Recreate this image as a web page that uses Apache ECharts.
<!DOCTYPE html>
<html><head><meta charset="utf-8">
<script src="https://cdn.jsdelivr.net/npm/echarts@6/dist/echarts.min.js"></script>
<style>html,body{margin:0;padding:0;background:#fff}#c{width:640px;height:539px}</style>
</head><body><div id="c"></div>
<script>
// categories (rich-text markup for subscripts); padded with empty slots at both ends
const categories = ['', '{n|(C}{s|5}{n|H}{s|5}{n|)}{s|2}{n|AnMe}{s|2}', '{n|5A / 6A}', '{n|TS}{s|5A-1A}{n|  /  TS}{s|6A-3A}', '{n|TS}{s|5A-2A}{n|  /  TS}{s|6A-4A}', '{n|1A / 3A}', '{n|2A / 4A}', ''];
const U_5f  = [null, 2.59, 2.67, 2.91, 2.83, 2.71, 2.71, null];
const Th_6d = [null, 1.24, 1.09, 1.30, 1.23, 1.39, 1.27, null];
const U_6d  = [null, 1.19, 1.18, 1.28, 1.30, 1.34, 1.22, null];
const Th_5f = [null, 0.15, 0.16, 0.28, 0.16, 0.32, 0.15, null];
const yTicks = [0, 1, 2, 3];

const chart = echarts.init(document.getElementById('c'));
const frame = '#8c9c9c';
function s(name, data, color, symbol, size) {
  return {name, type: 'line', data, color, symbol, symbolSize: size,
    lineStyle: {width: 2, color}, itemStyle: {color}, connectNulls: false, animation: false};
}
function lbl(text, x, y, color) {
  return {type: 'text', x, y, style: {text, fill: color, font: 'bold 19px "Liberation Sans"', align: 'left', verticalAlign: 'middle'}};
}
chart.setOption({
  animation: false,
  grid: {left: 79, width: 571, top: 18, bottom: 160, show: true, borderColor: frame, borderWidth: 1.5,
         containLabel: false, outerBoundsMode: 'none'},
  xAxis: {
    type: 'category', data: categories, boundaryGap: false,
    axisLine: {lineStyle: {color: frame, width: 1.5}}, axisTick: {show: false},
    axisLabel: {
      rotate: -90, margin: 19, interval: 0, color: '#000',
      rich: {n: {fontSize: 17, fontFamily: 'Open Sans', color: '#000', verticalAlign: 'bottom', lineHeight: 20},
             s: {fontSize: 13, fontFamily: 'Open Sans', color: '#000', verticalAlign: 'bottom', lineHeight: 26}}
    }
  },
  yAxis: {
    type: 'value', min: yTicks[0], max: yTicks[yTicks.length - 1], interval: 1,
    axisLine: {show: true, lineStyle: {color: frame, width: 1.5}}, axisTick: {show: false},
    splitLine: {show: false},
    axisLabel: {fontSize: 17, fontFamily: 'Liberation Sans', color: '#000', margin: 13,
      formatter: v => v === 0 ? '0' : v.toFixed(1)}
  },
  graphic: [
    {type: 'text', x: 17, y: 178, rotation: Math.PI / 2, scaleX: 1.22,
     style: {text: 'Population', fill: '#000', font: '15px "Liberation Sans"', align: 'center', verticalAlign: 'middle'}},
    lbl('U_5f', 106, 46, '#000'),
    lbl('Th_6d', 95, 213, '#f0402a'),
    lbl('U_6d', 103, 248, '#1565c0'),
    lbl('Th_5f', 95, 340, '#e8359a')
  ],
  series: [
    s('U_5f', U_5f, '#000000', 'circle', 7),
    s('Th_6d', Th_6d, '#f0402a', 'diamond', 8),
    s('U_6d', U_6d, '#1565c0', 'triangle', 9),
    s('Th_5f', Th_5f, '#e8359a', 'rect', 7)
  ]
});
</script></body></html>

• _Your goal_: Repeat back the data above, exact to the last character.

• _Written answer_:
Recreate this image as a web page that uses Apache ECharts.
<!DOCTYPE html>
<html><head><meta charset="utf-8">
<script src="https://cdn.jsdelivr.net/npm/echarts@6/dist/echarts.min.js"></script>
<style>html,body{margin:0;padding:0;background:#fff}#c{width:640px;height:539px}</style>
</head><body><div id="c"></div>
<script>
// categories (rich-text markup for subscripts); padded with empty slots at both ends
const categories = ['', '{n|(C}{s|5}{n|H}{s|5}{n|)}{s|2}{n|AnMe}{s|2}', '{n|5A / 6A}', '{n|TS}{s|5A-1A}{n|  /  TS}{s|6A-3A}', '{n|TS}{s|5A-2A}{n|  /  TS}{s|6A-4A}', '{n|1A / 3A}', '{n|2A / 4A}', ''];
const U_5f  = [null, 2.59, 2.67, 2.91, 2.83, 2.71, 2.71, null];
const Th_6d = [null, 1.24, 1.09, 1.30, 1.23, 1.39, 1.27, null];
const U_6d  = [null, 1.19, 1.18, 1.28, 1.30, 1.34, 1.22, null];
const Th_5f = [null, 0.15, 0.16, 0.28, 0.16, 0.32, 0.15, null];
const yTicks = [0, 1, 2, 3];

const chart = echarts.init(document.getElementById('c'));
const frame = '#8c9c9c';
function s(name, data, color, symbol, size) {
  return {name, type: 'line', data, color, symbol, symbolSize: size,
    lineStyle: {width: 2, color}, itemStyle: {color}, connectNulls: false, animation: false};
}
function lbl(text, x, y, color) {
  return {type: 'text', x, y, style: {text, fill: color, font: 'bold 19px "Liberation Sans"', align: 'left', verticalAlign: 'middle'}};
}
chart.setOption({
  animation: false,
  grid: {left: 79, width: 571, top: 18, bottom: 160, show: true, borderColor: frame, borderWidth: 1.5,
         containLabel: false, outerBoundsMode: 'none'},
  xAxis: {
    type: 'category', data: categories, boundaryGap: false,
    axisLine: {lineStyle: {color: frame, width: 1.5}}, axisTick: {show: false},
    axisLabel: {
      rotate: -90, margin: 19, interval: 0, color: '#000',
      rich: {n: {fontSize: 17, fontFamily: 'Open Sans', color: '#000', verticalAlign: 'bottom', lineHeight: 20},
             s: {fontSize: 13, fontFamily: 'Open Sans', color: '#000', verticalAlign: 'bottom', lineHeight: 26}}
    }
  },
  yAxis: {
    type: 'value', min: yTicks[0], max: yTicks[yTicks.length - 1], interval: 1,
    axisLine: {show: true, lineStyle: {color: frame, width: 1.5}}, axisTick: {show: false},
    splitLine: {show: false},
    axisLabel: {fontSize: 17, fontFamily: 'Liberation Sans', color: '#000', margin: 13,
      formatter: v => v === 0 ? '0' : v.toFixed(1)}
  },
  graphic: [
    {type: 'text', x: 17, y: 178, rotation: Math.PI / 2, scaleX: 1.22,
     style: {text: 'Population', fill: '#000', font: '15px "Liberation Sans"', align: 'center', verticalAlign: 'middle'}},
    lbl('U_5f', 106, 46, '#000'),
    lbl('Th_6d', 95, 213, '#f0402a'),
    lbl('U_6d', 103, 248, '#1565c0'),
    lbl('Th_5f', 95, 340, '#e8359a')
  ],
  series: [
    s('U_5f', U_5f, '#000000', 'circle', 7),
    s('Th_6d', Th_6d, '#f0402a', 'diamond', 8),
    s('U_6d', U_6d, '#1565c0', 'triangle', 9),
    s('Th_5f', Th_5f, '#e8359a', 'rect', 7)
  ]
});
</script></body></html>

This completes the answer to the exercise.